Growing Your Family: Exploring Your Options

If you and your partner have tried to get pregnant for some time now with no success, you might be looking for other options that may help you grow your family. Fortunately, with today’s medicine and technology, there are many options.

Growing Your Family: Exploring Your Options

Before you make any decisions, consult with a medical professional who can advise you based on your body’s needs to give you the best chance of success. Do your research beforehand so that you can ask the right questions and raise the right concerns.

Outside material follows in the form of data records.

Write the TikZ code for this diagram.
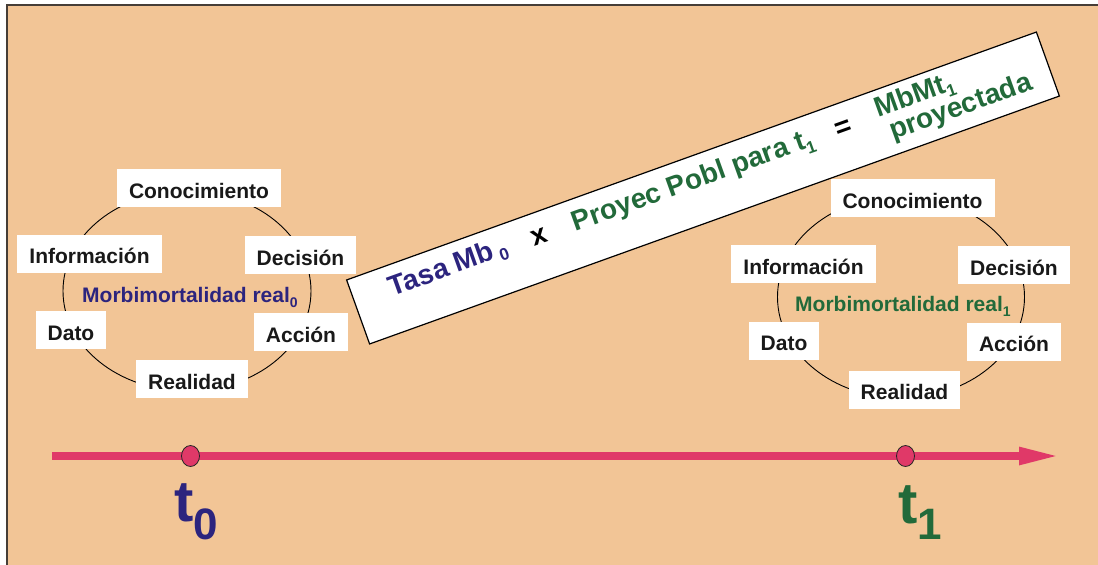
\documentclass[tikz,border=0pt]{standalone}
\usepackage{fontspec}
\setmainfont{Liberation Sans}
\usetikzlibrary{arrows.meta,shapes.geometric}
\definecolor{bgorange}{RGB}{242,197,150}
\definecolor{framegray}{RGB}{70,62,55}
\definecolor{navy}{RGB}{44,36,126}
\definecolor{dkgreen}{RGB}{34,106,58}
\definecolor{axispink}{RGB}{224,57,104}
\newcommand{\fs}[1]{\fontsize{#1}{#1}\selectfont}
\newcommand{\lowsub}[3]{\raisebox{-#2pt}{\fs{#1}#3}}
\begin{document}
\begin{tikzpicture}[x=1pt,y=-1pt,
  lbl/.style={fill=white, inner xsep=12pt, inner ysep=5pt, text height=24pt,
              text depth=4pt, font=\fs{21}\bfseries, text=black!90},
  cyc/.style={draw=black, line width=0.9pt},
  bantext/.style={anchor=base west, inner sep=0pt, font=\fs{28}\bfseries},
  dotmark/.style={ellipse, minimum width=18pt, minimum height=21pt, inner sep=0pt,
                  fill=axispink, draw=black!85, line width=0.8pt},
  tlabel/.style={anchor=base west, inner sep=0pt, font=\fs{58}\bfseries}]
\useasboundingbox (0,0) rectangle (1098,565);
% slide background and frame
\fill[white] (0,0) rectangle (1098,565);
\fill[bgorange] (7,5) rectangle (1098,565);
\draw[framegray, line width=1.5pt] (7,565) -- (7,5) -- (1098,5);

% ---- cycle at t0 ----
\draw[cyc] (187,291) ellipse [x radius=124, y radius=100];
\node[anchor=base west, inner sep=0pt, font=\fs{21}\bfseries, text=navy] (mm0) at (82,302)
  {Morbimortalidad real\lowsub{14}{5}{0}};
\node[lbl] (con0) at (199,188)   {Conocimiento};
\node[lbl] (inf0) at (89.5,253.5) {Información};
\node[lbl] (dec0) at (300.5,255) {Decisión};
\node[lbl] (dat0) at (71,330)    {Dato};
\node[lbl] (acc0) at (301,332)   {Acción};
\node[lbl] (rea0) at (192,379)   {Realidad};

% ---- cycle at t1 ----
\draw[cyc] (901,297) ellipse [x radius=123.5, y radius=101];
\node[anchor=base west, inner sep=0pt, font=\fs{21}\bfseries, text=dkgreen] (mm1) at (795,311)
  {Morbimortalidad real\lowsub{14}{5}{1}};
\node[lbl] (con1) at (912.5,198) {Conocimiento};
\node[lbl] (inf1) at (803.5,264) {Información};
\node[lbl] (dec1) at (1014,265)  {Decisión};
\node[lbl] (dat1) at (784,340.5) {Dato};
\node[lbl] (acc1) at (1014,341.5) {Acción};
\node[lbl] (rea1) at (904.5,389.5) {Realidad};

% ---- tilted formula banner ----
\begin{scope}[shift={(703,188)}, rotate=19.77, transform shape]
  \node[draw=black, fill=white, line width=1.2pt, minimum width=733pt,
        minimum height=68pt, inner sep=0pt] (banner) at (0,0) {};
  \node[bantext, text=navy] (tasa) at (-329,-3) {Tasa Mb\,\lowsub{17}{4}{0}};
  \node[bantext, anchor=base, text=black] (times) at (-171,-2) {x};
  \node[bantext, text=dkgreen] (proy) at (-135,-2) {Proyec Pobl para t\lowsub{17}{6}{1}};
  \node[bantext, anchor=base, text=black] (eq) at (152,-1) {=};
  \node[bantext, text=dkgreen] (mbmt) at (189,-7) {MbMt\lowsub{17}{5}{1}};
  \node[bantext, text=dkgreen] (proyd) at (195,19) {proyectada};
\end{scope}

% ---- time axis ----
\coordinate (axstart) at (52,456);
\coordinate (axend) at (1061,456);
\draw[axispink, line width=8pt, -{Triangle[length=42pt,width=16pt]}] (axstart) -- (axend);
\node[dotmark] (p0) at (190.5,456) {};
\node[dotmark] (p1) at (905.5,456) {};
\node[tlabel, text=navy] (t0) at (174,521.5) {t\lowsub{44}{18}{0}};
\node[tlabel, text=dkgreen] (t1) at (898,523) {t\lowsub{44}{16}{1}};
\end{tikzpicture}
\end{document}
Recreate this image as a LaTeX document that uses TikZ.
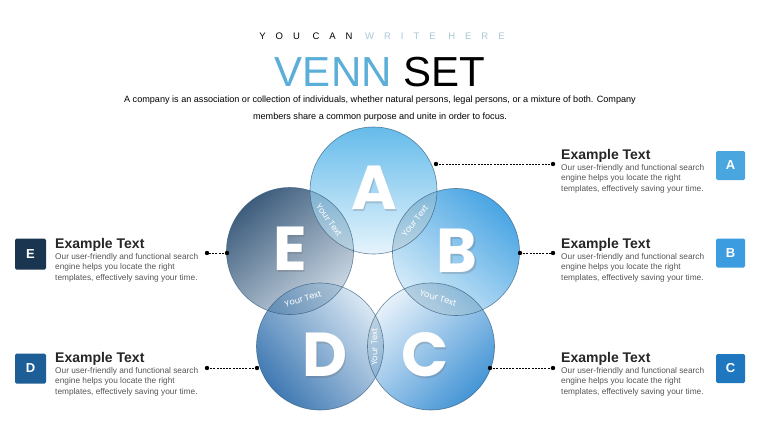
\documentclass[tikz,border=0pt]{standalone}
\usepackage{fontspec}
\setmainfont{Liberation Sans}
\newfontfamily\popfont{Poppins}
\definecolor{venn}{HTML}{5AAED8}
\definecolor{wh}{HTML}{A9C6D6}
\definecolor{bodygray}{HTML}{555555}
\definecolor{aDark}{HTML}{4FB2E8}\definecolor{aLight}{HTML}{E2F3FC}
\definecolor{bDark}{HTML}{2F98E0}\definecolor{bLight}{HTML}{D2EAF8}
\definecolor{cDark}{HTML}{2A86D0}\definecolor{cLight}{HTML}{E4F0FA}
\definecolor{dDark}{HTML}{2466A8}\definecolor{dLight}{HTML}{D4E4F2}
\definecolor{eDark}{HTML}{22466A}\definecolor{eLight}{HTML}{C5D3E1}
\definecolor{boxA}{HTML}{4AA6DF}\definecolor{boxB}{HTML}{3B9DE0}
\definecolor{boxC}{HTML}{1F78BF}\definecolor{boxD}{HTML}{1D5E96}
\definecolor{boxE}{HTML}{1A3550}
\definecolor{rim}{HTML}{2E5878}
\tikzset{
  head/.style={inner sep=0pt,font=\fontsize{14}{14}\selectfont\bfseries,text=black!85},
  bodytxt/.style={inner sep=0pt,align=left,text=bodygray,font=\fontsize{8.3}{10.4}\selectfont},
  conn/.style={black,line width=0.8pt,dash pattern=on 2pt off 1.2pt},
  dotc/.style={fill=black},
  bigl/.style={inner sep=0pt,text=white,font=\popfont\bfseries\fontsize{62}{62}\selectfont},
  bigsh/.style={inner sep=0pt,text=black!60,opacity=0.25,font=\popfont\bfseries\fontsize{62}{62}\selectfont},
  yt/.style={inner sep=0pt,text=white,font=\popfont\fontsize{8.4}{8.4}\selectfont},
  sqbox/.style={minimum width=29pt,minimum height=29pt,rounded corners=1.5pt,inner sep=0pt,text=white,font=\fontsize{13}{13}\selectfont\bfseries},
  lensfill/.style={fill=rim,fill opacity=0.18},
}
\begin{document}
\begin{tikzpicture}[x=1pt,y=-1pt]
\useasboundingbox (0,0) rectangle (760,428);
\fill[white] (0,0) rectangle (760,428);
% title
\node[inner sep=0pt,anchor=base] (kicker) at (382,39.5) {\fontsize{9.5}{9.5}\selectfont\addfontfeature{LetterSpace=105}YOU CAN \textcolor{wh}{WRITE HERE}};
\node[inner sep=0pt,anchor=base] (title) at (380,86) {\fontsize{42}{42}\selectfont\textcolor{venn}{VENN} SET};
\node[inner sep=0pt,anchor=north,align=center,font=\fontsize{9.1}{17}\selectfont] (sub) at (380,96) {A company is an association or collection of individuals, whether natural persons, legal persons, or a mixture of both. Company\\members share a common purpose and unite in order to focus.};
% circles
\def\R{63.5}
\coordinate (cA) at (373.5,190.5);
\coordinate (cB) at (456,252);
\coordinate (cC) at (431,346.5);
\coordinate (cD) at (320,346.5);
\coordinate (cE) at (290,251);
\shade[fill opacity=0.87,top color=eDark,bottom color=eLight,shading angle=40] (cE) circle (\R);
\shade[fill opacity=0.87,top color=dLight,bottom color=dDark,shading angle=-50] (cD) circle (\R);
\shade[fill opacity=0.87,top color=cLight,bottom color=cDark,shading angle=45] (cC) circle (\R);
\shade[fill opacity=0.87,top color=bDark,bottom color=bLight,shading angle=-40] (cB) circle (\R);
\shade[fill opacity=0.87,top color=aDark,bottom color=aLight,shading angle=0] (cA) circle (\R);
% lenses
\begin{scope}\clip (cA) circle (\R); \fill[lensfill] (cB) circle (\R); \end{scope}
\begin{scope}\clip (cB) circle (\R); \fill[lensfill] (cC) circle (\R); \end{scope}
\begin{scope}\clip (cC) circle (\R); \fill[lensfill] (cD) circle (\R); \end{scope}
\begin{scope}\clip (cD) circle (\R); \fill[lensfill] (cE) circle (\R); \end{scope}
\begin{scope}\clip (cE) circle (\R); \fill[lensfill] (cA) circle (\R); \end{scope}
\foreach \c in {cA,cB,cC,cD,cE} \draw[rim,line width=0.6pt,opacity=0.7] (\c) circle (\R);
% letters
\node[bigsh] (sA) at (375.5,190) {A}; \node[bigl] (lA) at (374,188) {A};
\node[bigsh] (sB) at (458.5,253) {B}; \node[bigl] (lB) at (457,251) {B};
\node[bigsh] (sC) at (426.5,357) {C}; \node[bigl] (lC) at (425,355) {C};
\node[bigsh] (sD) at (326.5,357) {D}; \node[bigl] (lD) at (325,355) {D};
\node[bigsh] (sE) at (291.5,251) {E}; \node[bigl] (lE) at (290,249) {E};
% lens labels
\node[yt,rotate=-54] (yAE) at (329,220) {Your Text};
\node[yt,rotate=53] (yAB) at (415,221) {Your Text};
\node[yt,rotate=-17] (yBC) at (438,298) {Your Text};
\node[yt,rotate=90] (yCD) at (374.5,347) {Your Text};
\node[yt,rotate=17] (yDE) at (303,299) {Your Text};
% connectors
\coordinate (pA1) at (436,164); \coordinate (pA2) at (553,164);
\coordinate (pB1) at (520,253); \coordinate (pB2) at (553,253);
\coordinate (pC1) at (490,368); \coordinate (pC2) at (553,368);
\coordinate (pE1) at (227,253); \coordinate (pE2) at (207,253);
\coordinate (pD1) at (257,368); \coordinate (pD2) at (207,368);
\foreach \a/\b in {pA1/pA2,pB1/pB2,pC1/pC2,pE1/pE2,pD1/pD2}{
  \draw[conn] (\a) -- (\b);
  \fill[dotc] (\a) circle (2.2); \fill[dotc] (\b) circle (2.2);
}
% text blocks right
\node[head,anchor=base west] (hA) at (561,159) {Example Text};
\node[bodytxt,anchor=north west] (tA) at (561,164) {Our user-friendly and functional search\\engine helps you locate the right\\templates, effectively saving your time.};
\node[head,anchor=base west] (hB) at (561,248) {Example Text};
\node[bodytxt,anchor=north west] (tB) at (561,253) {Our user-friendly and functional search\\engine helps you locate the right\\templates, effectively saving your time.};
\node[head,anchor=base west] (hC) at (561,362) {Example Text};
\node[bodytxt,anchor=north west] (tC) at (561,367) {Our user-friendly and functional search\\engine helps you locate the right\\templates, effectively saving your time.};
% text blocks left
\node[head,anchor=base west] (hE) at (55,248) {Example Text};
\node[bodytxt,anchor=north west] (tE) at (55,253) {Our user-friendly and functional search\\engine helps you locate the right\\templates, effectively saving your time.};
\node[head,anchor=base west] (hD) at (55,362) {Example Text};
\node[bodytxt,anchor=north west] (tD) at (55,367) {Our user-friendly and functional search\\engine helps you locate the right\\templates, effectively saving your time.};
% boxes
\node[sqbox,fill=boxA] (bA) at (730.5,165.5) {A};
\node[sqbox,fill=boxB] (bB) at (730.5,253) {B};
\node[sqbox,fill=boxC] (bC) at (730.5,368.5) {C};
\node[sqbox,fill=boxE,minimum width=31pt,minimum height=31pt] (bE) at (30.5,254) {E};
\node[sqbox,fill=boxD,minimum width=31pt,minimum height=30pt] (bD) at (30.5,368.5) {D};
\end{tikzpicture}
\end{document}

Here are a few options to explore:

Fertility Drugs

Fertility drugs are usually the first route couples try. They can be either taken orally or injected, and they are the cheapest, easiest solution. The drugs release hormones that increase the uterus’ reception to the sperm and boost egg production. Fertility drugs can also be used for men, but this is less common.

Women who do not ovulate regularly or have partners with poor sperm quality should consider fertility drugs first. However, fertility drugs will not make a difference if your fallopian tubes are damaged in any way or if you have scarring from endometriosis; both conditions call for in vitro to bypass the damage.

Cost: Varies; $60-$60,000 per cycle

Artificial Insemination

Artificial insemination is a much less invasive procedure than some of the other fertilization methods. Sperm are taken from your partner or a donor and injected straight into your fallopian tubes or uterus. This bypasses any obstructions or difficulties and makes the journey to the eggs shorter for the sperm.

This procedure is used often when men have low sperm counts, women have endometriosis, or the doctors cannot determine the cause of infertility.

Unfortunately, although the procedure is simple, has few side effects, and is one of the cheapest options, it also has a very low success rate (%5-25%).

Cost: $300-$700

Egg Donation

Once a donor has taken a myriad of tests and examinations to prove that they are a healthy, safe candidate for donating eggs, they will undergo an intensive surgical procedure that removes some of their eggs. The eggs from the donor are fertilized with sperm from the recipient’s partner, and the fertilized eggs are then transferred to the recipient’s uterus. Women can choose to use eggs from an egg bank or even request that a close family member or friend donate the eggs.

Women whose ovaries are damaged or failing, who have undergone chemotherapy, or who have poor egg quality often try this method.

The success rate for women using donor eggs is just over 50%. There are physical health risks involved (such as cramping, bleeding, or even OHSS), but the biggest potential problem is the emotional repercussions of bearing a child that is not genetically related to the birth mother.

Cost: $15,000 to $30,000

In Vitro

In vitro fertilization (IVF) involves a surgical procedure in which some of your eggs are removed and fertilized with your partner’s (or a donor’s) sperm in a laboratory setting. The embryos are then placed directly into your uterus.

INF is not as successful as using an egg donor—success rates clock in at around 30%.

Cost: Average in the USA – $12,500

Adoption

You can start considering adoption at any point in your journey to start a family. Adoption is no cheaper than fertilization procedures; in fact, it can often be much more expensive depending on the agency, services provided, whether the adoption is international, state-side, or follows foster care, how old the child is, and what the state requirements are.

Adoption will not allow you to have the experience of giving birth yourself, but that makes the child no less yours. Adoption is an emotional journey, and, in its own way, is just as rewarding as giving birth.

Cost: Several hundred dollars to over $44,000.

There is no one method that will work for every couple. Consult with your doctor and your spouse to determine the option that will work best for you and your future family. It might be a long and emotional journey, but with enough determination, hope, and the help of modern medicine, it will be worth it in the end.